Supplies 1 of 3

The photo shows a month’s ration for March 1946 – 12.8 kg of bread, a bag with foodstuffs, possibly barley or oats, one sausage and two pieces of butter or animal fat. It is striking that no vegetables or fruit are to be seen; the food cards probably refer to them only symbolically. The arrival of the first batches of eastern European refugees and expellees brought renewed shortages and in April 1946 the bread ration fell by half to 6.4 kg per month. From May to mid-September 1946 the Heidelberg residents received only 4 kg of bread per month. The food supply was one of the most urgent and long-lasting problems of the post-war period.

Food ration after the end of the war, including bread, cheese, sausage

The baby having a diaper change here is severely undernourished. The under-supply of the Heidelberg population with food, which fluctuated in the time after the war ended, particularly affected children and young people. At the end of July 1946 many school students did not have enough to eat for breakfast, if anything. Disease increased due to the food shortages. The number of tuberculosis cases, in particular, had increased sixfold in 1946 compared to 1940. At the same time, in 1946 there were 36.6 percent more deaths in Heidelberg than in the final year of the war. Child mortality was 54.1 percent higher than in 1940. After the supply situation improved in the last months of 1946 the following year saw another food crisis. According to data from the military government, the daily ration was sometimes merely 791 kcal. The Heidelberg health authority stated in July 1947 that more than half of the approximately 15,000 pupils of the city and rural district were at least 10 percent smaller than the weight normal for their age and height. Summer 1947 saw the introduction of school meals for severely under-weight pupils. The food was donated by Americans and distributed on average to 15,000 to 16,000 particularly needy people in Heidelberg, mainly children.

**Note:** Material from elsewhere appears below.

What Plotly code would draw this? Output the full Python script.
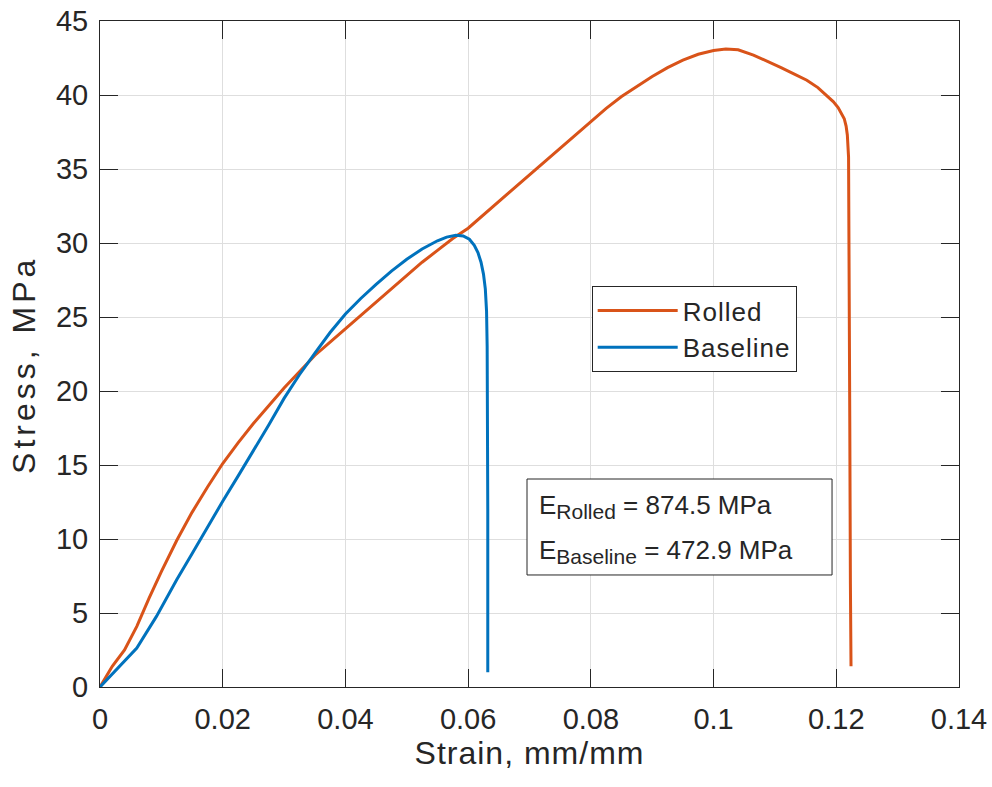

Undernourished baby after the war

Destroyed railway tracks and bridges, as well as the lack of gas (petrol) and vehicles, hampered the provision of the Heidelberg population with fuel in the first post-war months. This not only meant that they could not heat their residences adequately, if at all, but also that it restricted their cooking facilities. On 8 May 1945 the Heidelberg city administration reported to the military government that so far it had only been possible to deliver coal to bakeries, butcher’s shops and some restaurants. The civilian population was told to go to the forestry authority for permission to chop wood from the city forest. The military government prohibited the private burning of coal briquettes. In July 1945 the city council decided to introduce a soup kitchen in the university refectory, primarily for people who could not cook themselves for lack of fuel. At first, between 1,000 and 2,000 portions were doled out. Jobless persons were to be obliged to chop firewood. The illicit collecting of wood in the city forest developed into a serious problem. In May 1946 there was still very little coal available and the city councilors anticipated an even more precarious supply in the coming winter. The city forest was again to be opened to private individuals to cut firewood, as long as insufficient coal and wood could be precured from elsewhere.